I have this bed that I dragged home both by foot and in the old Ford Escort wagon I owned; the headboard wouldn't fit in the back and be damned if I let anyone else get this treasure. Everything else fit inside the car, the rails, the hardware, the footboard; the headboard had an immense crack running through it but there was potential. I staggered home a long half block down the street to the apartment Bri and I were in at the time, carrying this wide, lopsided find. In heels.
Went back and got the car, and if the tires danced home from the joy of finding a cracked antique, I was just as pleased myself. The bed had been in a garage for years, was missing ornaments and had that split. One of the rail hooks was missing, but it was beautiful, an Eastlake walnut three quarter bedframe which needed a thorough scrubbing. O lucky day! Probably the best haul out of the garbage in my history. I changed clothing and got out the furniture oil and rags; assessment began.
To assemble it, I needed a replacement d-shaped brace for the end of a rail, but where the hell to find one? The date stamped on the others says June, 1871, so you know Home Depot won't have it. The Old House Journal supplied a listing for a southern company that would cast a part from whatever you sent down to them; I wrapped up one of the other three braces and mailed it off to North Carolina where indeed, it was duplicated. And it fit.

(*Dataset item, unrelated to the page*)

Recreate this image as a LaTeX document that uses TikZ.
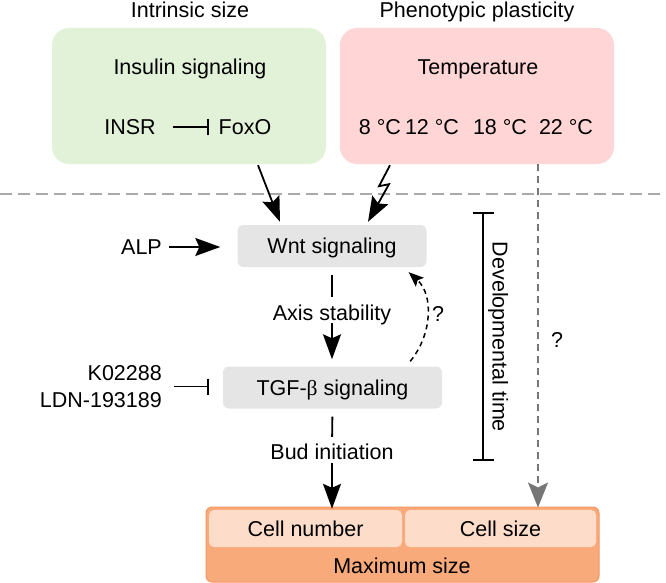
\documentclass[tikz,border=0pt]{standalone}
\usepackage{fontspec}
\setmainfont{Liberation Sans}
\newfontfamily\greekserif{Liberation Serif}
\usetikzlibrary{arrows.meta}
\definecolor{insgreen}{RGB}{226,242,216}
\definecolor{temppink}{RGB}{255,213,213}
\definecolor{siggray}{RGB}{229,229,229}
\definecolor{maxorange}{RGB}{249,170,122}
\definecolor{maxborder}{RGB}{245,152,98}
\definecolor{cellpeach}{RGB}{253,221,201}
\definecolor{sepgray}{RGB}{170,170,170}
\definecolor{arrgray}{RGB}{118,118,118}
\tikzstyle{lbl}=[align=center, inner sep=0pt, text height=15pt, text depth=0pt, font=\fontsize{21.5}{27}\selectfont]
\tikzstyle{ctxbox}=[rectangle, rounded corners=17pt, minimum width=274pt, minimum height=136pt, inner sep=0pt]
\tikzstyle{sigbox}=[lbl, rectangle, rounded corners=6pt, fill=siggray, minimum height=42pt]
\tikzstyle{cellbox}=[lbl, rectangle, rounded corners=5pt, fill=cellpeach, minimum height=37pt]
\tikzstyle{act}=[-{Stealth[length=25pt,width=18pt,inset=4pt]}, line width=1.8pt]
\tikzstyle{inh}=[-{Bar[width=16pt]}, line width=1.8pt]
\newcommand{\drawcontexts}[0]
{
  \node[ctxbox, fill=insgreen](insbox) at (189,96){};
  \node[ctxbox, fill=temppink](tempbox) at (477,96){};
  \node[lbl, above of=insbox, xshift=1pt, node distance=86pt](intrinsic) {Intrinsic size};
  \node[lbl, above of=tempbox, node distance=86pt](plasticity) {Phenotypic plasticity};
  \node[lbl, above of=insbox, xshift=1pt, node distance=29pt](insulin) {Insulin signaling};
  \node[lbl, above of=tempbox, xshift=1pt, node distance=29pt](temperature) {Temperature};
}

\begin{document}
\begin{tikzpicture}[x=1pt, y=-1pt]
	\useasboundingbox (0,0) rectangle (666,583);
	\draw[sepgray, line width=2.5pt, dash pattern=on 12pt off 6pt] (0,194) -- (666,194);

	\drawcontexts{}

	\node[lbl](insr) at (130,127) {INSR};
	\node[lbl](foxo) at (245,127) {FoxO};
	\draw[inh, shorten <=17pt, shorten >=10pt] (insr.east) -- (foxo.west);
	\node[lbl](t8) at (380,127) {8 °C};
	\node[lbl](t12) at (432,127) {12 °C};
	\node[lbl](t18) at (500,127) {18 °C};
	\node[lbl](t22) at (566,127) {22 °C};

	% signaling cascade
	\node[sigbox, minimum width=189pt](wnt) at (332,246) {Wnt signaling};
	\node[lbl, anchor=east](alp) at (162,247) {ALP};
	\draw[act, shorten <=7pt, shorten >=17pt] (alp.east) -- (alp.east -| wnt.west);
	\draw[act] ([xshift=69pt, yshift=-1pt]insbox.south) -- ([xshift=-52pt, yshift=3pt]wnt.north);
	\draw[act] ([xshift=-87pt, yshift=-1pt]tempbox.south) -- ++(-11,21) -- ++(10,-2) -- ([xshift=36pt, yshift=3pt]wnt.north);

	\node[lbl, below of=wnt, node distance=67pt](axis) {Axis stability};
	\node[sigbox, minimum width=219pt, below of=axis, node distance=74.5pt, xshift=0.5pt](tgf) {TGF-{\greekserif β} signaling};
	\draw[line width=1.8pt, shorten <=8pt, shorten >=8.5pt] (wnt.south) -- (axis.north);
	\draw[act, shorten <=2.5pt, shorten >=7pt] (axis.south) -- (axis.south |- tgf.north);
	\draw[-{Stealth[length=15pt,width=12pt,inset=3pt]}, line width=1.5pt, dash pattern=on 5pt off 4pt] ([xshift=-32pt, yshift=5pt]tgf.north east) .. controls (432,335) and (434,295) .. ([xshift=-18pt, yshift=-5pt]wnt.south east);
	\node[lbl](qfeed) at (438,314) {?};

	\node[lbl, align=right, anchor=east, text height=, text depth=](drugs) at (162,386.5) {K02288\\LDN-193189};
	\draw[inh, shorten <=12pt, shorten >=14pt] (drugs.east) -- (drugs.east -| tgf.west);

	\node[lbl, below of=tgf, node distance=64.5pt, xshift=-0.5pt](bud) {Bud initiation};
	\draw[line width=1.8pt, shorten <=8pt, shorten >=7.5pt] (tgf.south) -- (bud.north);

	% maximum size
	\node[rectangle, rounded corners=6pt, fill=maxorange, draw=maxborder, line width=1pt, minimum width=393pt, minimum height=75pt](maxbox) at (402.5,544.5) {};
	\node[cellbox, minimum width=193pt](cellnum) at (305.5,528.5) {Cell number};
	\node[cellbox, minimum width=191pt](cellsize) at (500.5,528.5) {Cell size};
	\node[lbl](maxsize) at (402,566) {Maximum size};
	\draw[act, shorten <=3.5pt, shorten >=1pt] (bud.south) -- (bud.south |- cellnum.north);

	% developmental time
	\coordinate (devtop) at (483,212);
	\coordinate (devbot) at (483,461);
	\draw[{Bar[width=21pt]}-{Bar[width=21pt]}, line width=1.8pt] (devtop) -- (devbot);
	\node[lbl, rotate=-90](devtime) at (500,337) {Developmental time};

	\coordinate (sizeline) at (538,340);
	\draw[arrgray, -{Stealth[length=25pt,width=20pt,inset=5pt]}, line width=1.6pt, dash pattern=on 7pt off 5pt, shorten >=-1pt] (tempbox.south -| sizeline) -- (maxbox.north -| sizeline);
	\node[lbl](qsize) at (557,340) {?};

\end{tikzpicture}
\end{document}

A carpenter was able to mend the split and turn new ornamentation on his lathe; another company fitted finials. The famous and nearby Home Depot cut slats for me, and a pediment that matched the style was found on eBay. It was like assembling a puzzle when all the pieces were brought together, a tall yet narrow behemoth of deep colors, with inserts of olive wood. Biggest problem was yet to come, which was finding a mattress in the necessary size; they weren't made anymore and because the braces had to be secured with additional pieces of wood, the whole computation was thrown off as it was.
The project had built an expense budget that I kept level with artwork I did for people, mostly of their kids. A couple of dogs. A house portrait. Inside murals. I got it together, but flopped my twin mattress on top, which sufficed and left an area to store reading materials on either side. It's a handsome thing, this bed, and was used until the day I stood on the frame to get a waggly spider and thus recracked the headboard. Aughh! The spider blessed a small god and got away; I flumped down, miserable.
The split was long, and as I had no resources at the time due to college fees, (textbook: $160, are you kidding me?), it was braced and put away until a year ago, when a very kind friend and her husband offered to repair it, using an ample piece of walnut from her Rhode Island uncle's old loom. All the pieces were now ready for reassembly, but I wanted a three quarter mattress and to special order one to be made was exorbitant, a dilemma until this memory foam stuff appeared. You order a mattress online, it comes rolled up in a box; you uncurl the thing like a fruit roll-up and wait three days before it expands fully to what it's supposed to be. It is in the fourth hour of decompressing, and I can only hope, as according to online reviews, that it softens up a bit. Wonderful! says Jay of Quincy, MA.
So, I am rebuilding the bed and the cats are delighted with the old mattress propped up in the hallway; they climb it like the Matterhorn, run the length and hiss names at each other. The pediment and crown found on eBay will be refinished, and then I shall sleep soundly in my Victorian Eastlake bed, circa 1871, made by T + Son, as inked on the inner sides of the rails.
Tonight, after three days of blizzard, the sky here is overcast with only a slow flutter of snowflakes idling descending to building ledges, branch, or ground. Lord knows how any birds survived this bitter cold, they don't hibernate and can only hang on with their tiny feet as the gales blew. The weather bureau says that tonight there may be sightings of the Aurora Borealis; I've seen them twice in my life. The first time I was eight years old, and the skies were lit with pink and brilliant blue streaks; the second, I was in my twenties, and saw the phenomena appear as a slow, wavy green curtain. I would love to see them again, unlikely here for the low clouds obscure the universe, and otherwise, they rarely reach this area.
There is a place in Finland that has constructed glass igloos in order to observe the Northern Lights and stars, for there the Lights are an every night event and were once thought to be the snow cast up to the sky by the tail of a great fox. The Algonquins saw them as fires built by the Great Creator, to show the earth his ongoing love. Today, the visitors to Finland look up and see the same moon and the same almost-eternal rotation of the stars as I do in my position on the other side of the world. Magic or science or creation, the crackling static is a gift to us, showing that in spite of whatever travails exist, there are celestial embodiments of beauty to delight in.
This is a cold night, the snow crunches under foot. I am inside now, and warmed, turning in to silently burrow under wool and quilt. Imagine a dream before you slip away to sleep, let it rock you to slumber. Rise up with the morning, meet the day.